Quelles sont vos exigences qualitatives en matière de lignes directes internes et de concepts de protection ?
Les exigences qualitatives minimales pour le concept spécifique à l’établissement et les institutions sont vastes.
Une liste détaillée des exigences figure dans le « Règlement sur la prévention de la violence ».
Lors de la nomination de personnes de contact internes, il faut veiller, conformément au règlement, à ce qu’il s’agisse à chaque fois d’une femme et d’un homme.
Les prestataires de l’aide aux personnes handicapées dans le canton de Bâle-Campagne sont en outre tenus de désigner un point de contact indépendant de la direction opérationnelle et de l’organisme responsable, auquel une personne handicapée ou son représentant légal peut s’adresser.

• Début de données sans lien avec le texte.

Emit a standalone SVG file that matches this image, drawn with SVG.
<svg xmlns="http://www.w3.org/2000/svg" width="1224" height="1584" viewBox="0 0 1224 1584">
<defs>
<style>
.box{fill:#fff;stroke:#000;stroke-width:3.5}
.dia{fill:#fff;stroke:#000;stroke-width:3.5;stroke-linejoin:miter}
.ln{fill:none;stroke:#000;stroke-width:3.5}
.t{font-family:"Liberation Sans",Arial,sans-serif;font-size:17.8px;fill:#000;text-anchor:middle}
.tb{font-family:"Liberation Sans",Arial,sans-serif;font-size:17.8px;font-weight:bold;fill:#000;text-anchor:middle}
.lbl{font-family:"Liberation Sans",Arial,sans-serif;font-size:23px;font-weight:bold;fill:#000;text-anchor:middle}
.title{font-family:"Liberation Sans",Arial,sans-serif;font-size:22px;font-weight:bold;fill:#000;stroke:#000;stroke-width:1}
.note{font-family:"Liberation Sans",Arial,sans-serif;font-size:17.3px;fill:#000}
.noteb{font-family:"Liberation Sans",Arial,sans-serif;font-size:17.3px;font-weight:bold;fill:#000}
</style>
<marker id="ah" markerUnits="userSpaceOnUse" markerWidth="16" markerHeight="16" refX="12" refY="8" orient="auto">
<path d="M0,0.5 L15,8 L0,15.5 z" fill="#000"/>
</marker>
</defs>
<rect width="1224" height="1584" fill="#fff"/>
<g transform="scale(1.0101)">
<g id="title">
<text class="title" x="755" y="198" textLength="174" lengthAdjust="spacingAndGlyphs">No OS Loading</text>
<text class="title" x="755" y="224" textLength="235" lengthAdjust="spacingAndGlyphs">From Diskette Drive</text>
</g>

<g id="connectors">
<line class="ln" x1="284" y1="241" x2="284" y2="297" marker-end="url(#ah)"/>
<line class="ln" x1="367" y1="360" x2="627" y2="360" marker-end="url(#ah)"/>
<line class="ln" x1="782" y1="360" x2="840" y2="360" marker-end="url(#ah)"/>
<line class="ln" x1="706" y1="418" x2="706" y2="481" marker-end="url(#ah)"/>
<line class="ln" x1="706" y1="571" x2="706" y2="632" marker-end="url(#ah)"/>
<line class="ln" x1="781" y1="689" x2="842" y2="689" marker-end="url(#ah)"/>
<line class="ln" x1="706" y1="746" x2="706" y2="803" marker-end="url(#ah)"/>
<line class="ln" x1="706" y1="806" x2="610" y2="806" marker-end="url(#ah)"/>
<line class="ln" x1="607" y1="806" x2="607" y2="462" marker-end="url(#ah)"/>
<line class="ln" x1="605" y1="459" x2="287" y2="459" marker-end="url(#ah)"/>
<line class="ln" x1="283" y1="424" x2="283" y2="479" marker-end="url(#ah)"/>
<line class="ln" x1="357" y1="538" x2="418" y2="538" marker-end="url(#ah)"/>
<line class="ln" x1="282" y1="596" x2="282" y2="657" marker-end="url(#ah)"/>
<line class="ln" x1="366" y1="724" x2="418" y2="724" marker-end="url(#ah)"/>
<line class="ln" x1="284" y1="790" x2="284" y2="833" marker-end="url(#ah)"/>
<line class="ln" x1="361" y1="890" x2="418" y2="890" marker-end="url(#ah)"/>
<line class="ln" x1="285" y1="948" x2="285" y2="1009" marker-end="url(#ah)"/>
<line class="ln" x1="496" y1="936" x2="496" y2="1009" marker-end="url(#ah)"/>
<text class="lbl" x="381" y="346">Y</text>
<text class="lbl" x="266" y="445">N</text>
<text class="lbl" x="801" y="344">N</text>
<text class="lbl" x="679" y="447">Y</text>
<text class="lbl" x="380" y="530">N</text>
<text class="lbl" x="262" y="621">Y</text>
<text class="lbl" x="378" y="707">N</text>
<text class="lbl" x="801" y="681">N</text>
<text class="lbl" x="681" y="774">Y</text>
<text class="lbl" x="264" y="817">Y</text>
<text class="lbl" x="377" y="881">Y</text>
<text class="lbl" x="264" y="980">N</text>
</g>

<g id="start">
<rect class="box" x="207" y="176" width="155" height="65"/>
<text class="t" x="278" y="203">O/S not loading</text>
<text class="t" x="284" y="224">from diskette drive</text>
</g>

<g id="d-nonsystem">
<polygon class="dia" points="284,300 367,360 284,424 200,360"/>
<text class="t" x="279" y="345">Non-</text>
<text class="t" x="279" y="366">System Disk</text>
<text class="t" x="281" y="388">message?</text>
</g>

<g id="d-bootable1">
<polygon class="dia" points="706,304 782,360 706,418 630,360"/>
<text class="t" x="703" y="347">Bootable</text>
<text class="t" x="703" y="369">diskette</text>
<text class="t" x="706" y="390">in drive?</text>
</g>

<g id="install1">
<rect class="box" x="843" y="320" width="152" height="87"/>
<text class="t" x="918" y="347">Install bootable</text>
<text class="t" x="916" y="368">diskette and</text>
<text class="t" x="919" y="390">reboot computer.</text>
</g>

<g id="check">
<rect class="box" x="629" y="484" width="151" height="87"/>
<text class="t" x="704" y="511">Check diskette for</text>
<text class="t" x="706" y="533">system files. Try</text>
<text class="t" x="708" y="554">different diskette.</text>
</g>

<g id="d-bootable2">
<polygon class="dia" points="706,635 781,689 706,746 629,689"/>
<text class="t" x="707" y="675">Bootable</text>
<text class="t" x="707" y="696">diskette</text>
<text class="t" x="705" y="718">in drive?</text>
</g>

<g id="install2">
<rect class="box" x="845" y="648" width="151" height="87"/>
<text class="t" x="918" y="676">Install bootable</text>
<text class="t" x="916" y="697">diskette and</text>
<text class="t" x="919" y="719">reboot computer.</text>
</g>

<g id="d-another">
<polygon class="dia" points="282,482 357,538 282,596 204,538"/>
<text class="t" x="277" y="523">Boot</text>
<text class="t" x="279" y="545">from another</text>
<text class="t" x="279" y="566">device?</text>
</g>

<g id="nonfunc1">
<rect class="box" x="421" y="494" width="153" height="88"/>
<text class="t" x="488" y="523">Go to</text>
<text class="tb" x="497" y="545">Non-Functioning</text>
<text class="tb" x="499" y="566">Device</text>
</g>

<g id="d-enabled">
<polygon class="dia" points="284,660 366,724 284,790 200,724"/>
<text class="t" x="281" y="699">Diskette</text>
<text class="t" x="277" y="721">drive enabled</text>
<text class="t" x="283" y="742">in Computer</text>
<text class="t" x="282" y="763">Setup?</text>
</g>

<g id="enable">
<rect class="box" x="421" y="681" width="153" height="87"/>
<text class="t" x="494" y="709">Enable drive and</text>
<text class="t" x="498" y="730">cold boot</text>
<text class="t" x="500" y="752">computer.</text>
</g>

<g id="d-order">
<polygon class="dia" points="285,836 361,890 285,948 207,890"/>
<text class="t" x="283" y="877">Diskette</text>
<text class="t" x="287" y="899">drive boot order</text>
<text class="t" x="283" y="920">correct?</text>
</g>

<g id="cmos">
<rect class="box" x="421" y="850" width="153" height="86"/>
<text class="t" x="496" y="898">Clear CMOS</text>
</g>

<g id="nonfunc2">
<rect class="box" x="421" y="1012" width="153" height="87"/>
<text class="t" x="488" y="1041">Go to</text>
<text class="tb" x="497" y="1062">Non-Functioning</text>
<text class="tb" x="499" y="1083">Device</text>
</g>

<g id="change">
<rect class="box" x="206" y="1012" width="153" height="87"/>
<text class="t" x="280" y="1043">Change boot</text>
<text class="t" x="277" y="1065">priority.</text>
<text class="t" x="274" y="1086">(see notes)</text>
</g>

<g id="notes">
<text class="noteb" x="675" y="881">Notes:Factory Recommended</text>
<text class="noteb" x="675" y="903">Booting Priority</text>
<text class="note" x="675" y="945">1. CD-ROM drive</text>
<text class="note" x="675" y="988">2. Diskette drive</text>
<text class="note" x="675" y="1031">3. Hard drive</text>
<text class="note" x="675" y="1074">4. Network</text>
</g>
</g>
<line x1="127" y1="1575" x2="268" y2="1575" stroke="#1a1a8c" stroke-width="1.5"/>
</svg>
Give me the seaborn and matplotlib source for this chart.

Les interlocuteurs d’un tel service peuvent être désignés par les organismes responsables, en particulier dans le cas d’organismes responsables disposant de plusieurs établissements.
Ou ils peuvent être organisés en coopération avec le service de médiation de l’IG PRIKOP (Private Koordination Psychiatrie) et de l’association des entreprises sociales des deux Bâle (SUbB).
Les points de contact pour les réclamations veillent également à désigner une femme et un homme comme interlocuteurs.
Comment expliquez-vous le fait que peu de personnes handicapées victimes de violence s’adressent à un centre d’aide aux victimes ?
Pour mieux comprendre, il est recommandé d’entrer directement en contact avec les personnes concernées afin d’en savoir plus sur les raisons.
Il existe en outre plusieurs points de contact et d’accueil auxquels les personnes concernées peuvent s’adresser.
Que peuvent faire les services d’aide aux victimes pour être davantage sollicités par les personnes concernées ?
Une possibilité pourrait être que les services d’aide aux victimes renforcent l’information sur leurs services.
Les informations devraient être accessibles, dans un langage simple et facile.
Les « vidéos explicatives » favorisent également la compréhension.
Pour renforcer l’information et la compréhension, une coopération entre les services d’aide aux victimes et les SUBB et les auto-représentations des personnes handicapées pourrait être appropriée.